For Gary Sidelinger, the inspiration came when one of his old oil boilers went kaput.
An independent rental owner with 225 units in the Portland, Maine, area, Sidelinger hired an energy consultant to see if he could qualify for state efficiency incentives while replacing the aging oil heating systems in several of his buildings. The consultant recommended a conversion that’s becoming increasingly common throughout the Northeast: From oil to propane.
Sidelinger decided to install new propane boilers in two of his apartment complexes, the Beach Street Apartments and Terra Apartments. The Beach Street Apartments, in Saco, Maine, included two 10-unit buildings with hydronic heating and oil-fired boilers that are 20-plus years old.
“The oil-fired units that were there were reaching the end of their life anyhow,” Sidelinger says. “There is no city gas available, so your choices are propane or oil.”
Switching to propane boilers appealed to him on multiple levels. “I liked the idea, among other things, that it was a direct-vent unit,” Sidelinger says. “You’re pulling your combustion air from outdoors and then venting outdoors. It prevents creating a vacuum in your building, which an oil furnace does because the burner’s sucking air out of the building.”
The propane boiler would also provide significant energy savings, an important factor since Sidelinger is the one paying for the buildings’ heat. High-efficiency boilers would save him about $2,500 annually in energy costs for the two buildings, according to the consultant. The overall project, which included new circulators for the hydronic heating and other efficiency measures to tighten the envelopes of the buildings, would cost $24,120 and pay back more than $9,600 annually in energy savings.
“If you have a forced hot water [hydronic heating] system, it’s definitely worthwhile to look into propane.”
The two Buderus 93-percent-efficient, wall-hung propane boilers that were installed in the buildings had a number of other operational and efficiency benefits, notes Steve Trudelle, an energy advisor for Downeast Energy who coordinated the boiler installation. (Downeast also supplies propane to the buildings.) The Beach Street Apartments’ old oil boilers were not only oversized, but they also fired at full throttle no matter how much heat was needed. It wasn’t an efficient setup for the apartments, which each had separate thermostats, creating 10 separate zones.

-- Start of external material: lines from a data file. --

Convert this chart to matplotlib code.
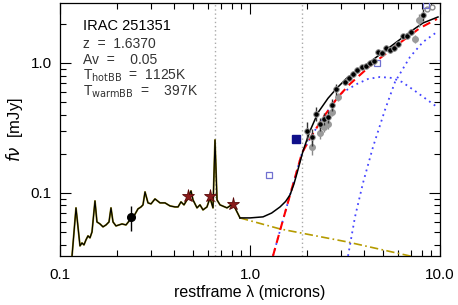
import numpy as np
import matplotlib
matplotlib.use('Agg')
import matplotlib.pyplot as plt
from matplotlib.ticker import FixedLocator, FixedFormatter, LogLocator, NullFormatter

plt.rcParams['font.family'] = ['Liberation Sans', 'DejaVu Sans']

# template spectrum (microns, mJy)
spec_x = [0.1157, 0.1214, 0.1274, 0.1305, 0.1337, 0.1370, 0.1404, 0.1438, 0.1474, 0.1528,
          0.1565, 0.1624, 0.1684, 0.1747, 0.1811, 0.1855, 0.1901, 0.1971, 0.2044, 0.2120,
          0.2225, 0.2336, 0.2452, 0.2573, 0.2669, 0.2734, 0.2802, 0.2905, 0.3013, 0.3162,
          0.3360, 0.3569, 0.3792, 0.4030, 0.4180, 0.4334, 0.4494, 0.4661, 0.4893, 0.5012,
          0.5261, 0.5455, 0.5657, 0.5937, 0.6158, 0.6387, 0.6544, 0.6705, 0.6952, 0.7568,
          0.8139, 0.8859]
spec_y = [0.0327, 0.0767, 0.0391, 0.0412, 0.0398, 0.0435, 0.0467, 0.0451, 0.0501, 0.0868,
          0.0598, 0.0577, 0.0548, 0.0567, 0.0598, 0.0767, 0.0598, 0.0557, 0.0567, 0.0577,
          0.0567, 0.0620, 0.0665, 0.0753, 0.0780, 0.0809, 0.1018, 0.0838, 0.0823, 0.0899,
          0.0838, 0.0838, 0.0794, 0.0780, 0.0780, 0.0853, 0.0809, 0.0884, 0.1036, 0.0884,
          0.0767, 0.0809, 0.0740, 0.0780, 0.0915, 0.0767, 0.2557, 0.0884, 0.0809, 0.0767,
          0.0823, 0.0642]

# template extension
ext_x = [0.8859, 1.439, 3.240, 6.952, 10.0]
ext_y = [0.0642, 0.0528, 0.0420, 0.0327, 0.02945]

# total model
tot_x = [0.8859, 1.0, 1.171, 1.30, 1.439, 1.54, 1.624, 1.70, 1.768, 1.901, 2.069, 2.280, 2.574,
         2.871, 3.240, 3.793, 4.281, 5.456, 6.952, 8.138, 9.761]
tot_y = [0.0642, 0.0642, 0.0654, 0.0700, 0.0780, 0.0860, 0.0965, 0.1160, 0.1420, 0.2100,
         0.3000, 0.4150, 0.535, 0.642, 0.767, 0.899, 1.018, 1.328, 1.732, 2.031, 2.259]

# hot + warm blackbody
bb_x = [1.321, 1.492, 1.664, 1.878, 2.120, 2.481, 2.906, 3.360, 4.281, 5.938, 7.848, 9.643]
bb_y = [0.0327, 0.0620, 0.1093, 0.2031, 0.2794, 0.3981, 0.5476, 0.6895, 0.948, 1.375, 1.859, 2.180]

# hot blackbody (1125K)
hot_x = [1.321, 1.492, 1.664, 1.878, 2.120, 2.481, 2.976, 3.658, 4.179, 4.833, 5.588, 6.310, 7.386, 9.643]
hot_y = [0.0327, 0.0620, 0.1093, 0.2031, 0.2794, 0.3981, 0.5776, 0.6895, 0.7532, 0.7800, 0.767, 0.7142, 0.609, 0.4587]

# warm blackbody (397K)
warm_x = [3.281, 3.570, 3.934, 4.441, 5.133, 5.797, 6.952, 8.138, 9.643]
warm_y = [0.0327, 0.0654, 0.1194, 0.2259, 0.435, 0.714, 1.112, 1.450, 1.732]

# photometry (black)
obs_x = [1.995, 2.120, 2.225, 2.335, 2.452, 2.574, 2.702, 2.836, 3.162, 3.320, 3.484, 3.658,
         3.886, 4.078, 4.281, 4.494, 4.717, 4.951, 5.197, 5.456, 5.727, 6.012, 6.388, 6.705,
         7.037, 8.138]
obs_y = [0.2998, 0.2697, 0.4052, 0.3396, 0.3709, 0.3842, 0.4751, 0.631, 0.714, 0.767, 0.8229,
         0.8835, 0.9316, 0.948, 1.0, 1.036, 1.215, 1.194, 1.304, 1.259, 1.304, 1.400, 1.613,
         1.613, 1.732, 2.340]
obs_err = [0.05, 0.04, 0.05, 0.04, 0.04, 0.04, 0.05, 0.06, 0.04, 0.04, 0.04, 0.04,
           0.04, 0.04, 0.05, 0.05, 0.06, 0.06, 0.06, 0.06, 0.06, 0.07, 0.07, 0.07,
           0.08, 0.25]

# photometry (grey, uncorrected)
grey_x = [2.120, 2.335, 2.452, 2.574, 2.702, 2.906, 7.386, 7.753]
grey_y = [0.2259, 0.2894, 0.322, 0.3396, 0.4199, 0.5476, 1.530, 2.142]
grey_err = [0.03, 0.03, 0.03, 0.03, 0.03, 0.04, 0.10, 0.25]
open_x = [8.543, 9.077]
open_y = [2.603, 2.696]

uv_x, uv_y, uv_err = [0.2365], [0.0654], [0.0145]
star_x = [0.4717, 0.6158, 0.8139]
star_y = [0.0948, 0.0948, 0.0823]
sq_x, sq_y = [1.747], [0.2602]
osq_x = [1.259, 4.660, 8.44]
osq_y = [0.1376, 1.0, 2.794]

lines_x = [0.6563, 1.875]

fig = plt.figure(figsize=(4.58, 3.05), dpi=100)
ax = fig.add_axes([0.131, 0.1607, 0.8297, 0.8295])
ax.set_xscale('log')
ax.set_yscale('log')

for lx in lines_x:
    ax.axvline(lx, color='#aaaaaa', ls=(0, (1, 2)), lw=1.0, zorder=1)

ax.plot(spec_x, spec_y, color='#8a7d00', lw=1.3, zorder=3)
ax.plot(spec_x, spec_y, color='black', lw=0.8, zorder=4)
ax.plot(ext_x, ext_y, color='#b59b00', lw=1.2, ls=(0, (5, 2, 1, 2)), zorder=3)
ax.plot(hot_x, hot_y, color='#4444ff', lw=1.3, ls=(0, (1, 2.2)), zorder=3)
ax.plot(warm_x, warm_y, color='#4444ff', lw=1.3, ls=(0, (1, 2.2)), zorder=3)
ax.plot(bb_x, bb_y, color='red', lw=1.5, ls=(0, (4, 2.5)), zorder=4)
ax.plot(tot_x, tot_y, color='black', lw=1.1, zorder=5)

ax.errorbar(grey_x, grey_y, yerr=grey_err, fmt='o', ms=4, color='#9a9a9a',
            ecolor='#8a8a8a', elinewidth=1, capsize=0, zorder=6)
ax.errorbar(open_x, open_y, yerr=[0.1, 0.1], fmt='o', ms=3.5, mfc='white', mec='#8a8a8a',
            ecolor='#8a8a8a', elinewidth=1, capsize=0, zorder=6)
ax.errorbar(obs_x, obs_y, yerr=obs_err, fmt='o', ms=4, mfc='black', mec='#9a9a9a',
            mew=0.7, ecolor='#333333', elinewidth=1, capsize=0, zorder=7)
ax.errorbar(uv_x, uv_y, yerr=uv_err, fmt='o', ms=5.5, color='black', ecolor='black',
            elinewidth=1, capsize=0, zorder=7)
ax.plot(star_x, star_y, '*', ms=9.5, color='#8b1a1a', mec='#5a0a0a', mew=0.6, zorder=7)
ax.plot(sq_x, sq_y, 's', ms=6, color='#10108a', zorder=7)
ax.plot(osq_x, osq_y, 's', ms=5, mfc='none', mec='#7070d0', mew=0.9, zorder=7)

ax.set_xlim(0.1, 10.0)
ax.set_ylim(0.0327, 2.894)

ax.xaxis.set_major_locator(FixedLocator([0.1, 1.0, 10.0]))
ax.xaxis.set_major_formatter(FixedFormatter(['0.1', '1.0', '10.0']))
ax.yaxis.set_major_locator(FixedLocator([0.1, 1.0]))
ax.yaxis.set_major_formatter(FixedFormatter(['0.1', '1.0']))
ax.xaxis.set_minor_locator(LogLocator(base=10, subs=np.arange(2, 10)))
ax.yaxis.set_minor_locator(LogLocator(base=10, subs=np.arange(2, 10)))
ax.xaxis.set_minor_formatter(NullFormatter())
ax.yaxis.set_minor_formatter(NullFormatter())
ax.tick_params(which='both', direction='in', top=True, right=True, width=0.8,
               labelsize=11, colors='black')
ax.tick_params(which='major', length=8)
ax.tick_params(which='minor', length=4)
ax.tick_params(axis='x', pad=9)
ax.tick_params(axis='y', pad=6)
for s in ax.spines.values():
    s.set_linewidth(0.9)

ax.set_xlabel('restframe \u03bb (microns)', fontsize=11.5, labelpad=2)
ax.set_ylabel(r'$f\nu$  [mJy]', fontsize=12, labelpad=4)

ax.text(0.06, 0.935, 'IRAC 251351', transform=ax.transAxes, fontsize=10.5,
        color='black', va='top')
info = ['z  =  1.6370', 'Av  =    0.05', r'T$_{\rm hotBB}$  =  1125K',
        r'T$_{\rm warmBB}$  =    397K']
for i, t in enumerate(info):
    ax.text(0.06, 0.865 - i * 0.061, t, transform=ax.transAxes, fontsize=10,
            color='#333333', va='top')

fig.savefig('out.png', dpi=100)
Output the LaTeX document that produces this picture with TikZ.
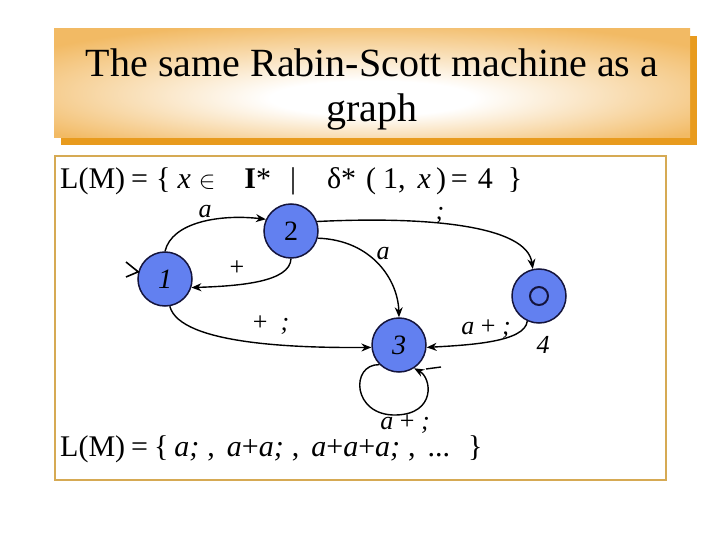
\documentclass[tikz,border=0pt]{standalone}
\usepackage{fontspec}
\setmainfont{Liberation Serif}
\usetikzlibrary{arrows.meta}
\definecolor{titleor}{RGB}{242,186,100}
\definecolor{shadowor}{RGB}{232,155,30}
\definecolor{boxgold}{RGB}{214,170,84}
\definecolor{nodeblue}{RGB}{98,128,240}
\definecolor{nodeline}{RGB}{20,20,60}
\pgfdeclareradialshading{titleglow}{\pgfpoint{0bp}{-8bp}}{color(0bp)=(white); color(8bp)=(white); color(32bp)=(titleor); color(50bp)=(titleor)}
\newcommand{\gp}[1]{\hspace{#1pt}}
\tikzset{
  state/.style={circle, draw=nodeline, fill=nodeblue, line width=1.5pt, minimum size=54pt, inner sep=0pt, font=\fontsize{28}{28}\selectfont},
  edge/.style={line width=1.4pt, -{Stealth[length=10pt,width=8pt]}},
  elab/.style={font=\fontsize{26}{26}\selectfont, inner sep=0pt},
  bigtext/.style={font=\fontsize{30}{30}\selectfont, inner sep=0pt, anchor=base west},
  titletext/.style={font=\fontsize{40}{40}\selectfont, inner sep=0pt, anchor=base},
}
\begin{document}
\begin{tikzpicture}[x=1pt,y=-1pt]
\useasboundingbox (0,0) rectangle (720,540);
\fill[white] (0,0) rectangle (720,540);
% title
\fill[shadowor] (61,36) rectangle (697,145);
\shade[shading=titleglow] (54,29) rectangle (690,138);
\node[titletext] (t1) at (372,77) {The same Rabin-Scott machine as a};
\node[titletext] (t2) at (372,122) {graph};
% content box
\draw[boxgold, line width=2pt] (55,156) rectangle (666,480);
\node[bigtext] (f1) at (60,189) {L(M)\gp{6}=\gp{8}\{\gp{7}\textit{x}\gp{8}$\in$\gp{29}\textbf{I}*\gp{19}|\gp{31}δ*\gp{10}(\gp{7}1,\gp{12}\textit{x}\gp{5})\gp{5}=\gp{10}4\gp{15}\}};
\node[bigtext] (f2) at (60,456) {L(M)\gp{6}=\gp{6}\{\gp{6}\textit{a;}\gp{8},\gp{12}\textit{a}+\textit{a;}\gp{8},\gp{12}\textit{a}+\textit{a}+\textit{a;}\gp{8},\gp{12}...\gp{18}\}};
% states
\node[state] (n1) at (165,279) {\textit{1}};
\node[state] (n2) at (291,231) {2};
\node[state] (n3) at (399,345) {\textit{3}};
\node[state] (n4) at (539,296) {};
\draw[nodeline, line width=2pt] (n4.center) circle[radius=9pt];
\node[elab] (l4) at (543,345) {\textit{4}};
% initial marker
\coordinate (i1) at (126,262);
\coordinate (i2) at (126,277);
\draw[line width=1.6pt] (i1) -- (n1.165) -- (i2);
% edges
\draw[edge] (n1.north) .. controls (172,222) and (220,214) .. (n2.155);
\node[elab] (la12) at (205,212) {\textit{a}};
\draw[edge] (n2.south) .. controls (290,282) and (240,286) .. (n1.-18);
\node[elab] (la21) at (237,268) {+};
\draw[edge] (n2.20) .. controls (430,216) and (527,226) .. (n4.103);
\node[elab] (la24) at (440,215) {\textit{;}};
\draw[edge] (n2.-15) .. controls (372,240) and (398,280) .. (n3.north);
\node[elab] (la23) at (383,254) {\textit{a}};
\draw[edge] (n1.-80) .. controls (180,345) and (300,348) .. (n3.-175);
\node[elab] (la13) at (271,325) {+\ \ \textit{;}};
\draw[edge] (n4.-115) .. controls (525,342) and (470,345) .. (n3.-5);
\node[elab] (la43) at (486,329) {\textit{a} + \textit{;}};
\draw[edge] (n3.-135) .. controls (350,364) and (352,416) .. (396,415) .. controls (436,414) and (432,378) .. (n3.-57);
\coordinate (k1) at (426,369);
\coordinate (k2) at (441,367);
\draw[line width=1.4pt] (k1) -- (k2);
\node[elab] (la33) at (405,424) {\textit{a} + \textit{;}};
\end{tikzpicture}
\end{document}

“With one zone calling, it was firing close to 250,000 Btu to satisfy that one zone,” Trudelle says. The new boilers can modulate their propane output to a much lower level if fewer Btu are needed. The boilers are not temperature maintaining — they don’t have to keep a vessel of water heated 24 hours a day — and they use outdoor temperature reset controls, which adjust the boiler water temperature based on how cold it is outside. That way, the boiler can keep heating costs down even if a resident has their thermostat cranked up on a 50-degree day.
And because Sidelinger was upgrading the efficiency of his buildings by at least 20 percent, he was eligible for incentives from Efficiency Maine’s Multifamily Efficiency Program. Those incentives helped Sidelinger offset the installation cost and spurred him to investigate similar upgrades in other apartment buildings he owned. He ended up converting to propane boilers in the Terra Apartments, a 16-unit townhouse complex in Portland, as well, even though the oil boiler there was less than 10 years old. The cleanliness of propane, the advanced features of the propane boilers, and the possibility of converting to natural gas if it becomes available all contributed to that decision.
“If you have a forced hot water [hydronic heating] system, it’s definitely worthwhile to look into propane,” Sidelinger says. “You’re just changing your heat source and tying into your forced hot water system, so it’s a pretty straightforward, easy conversion.”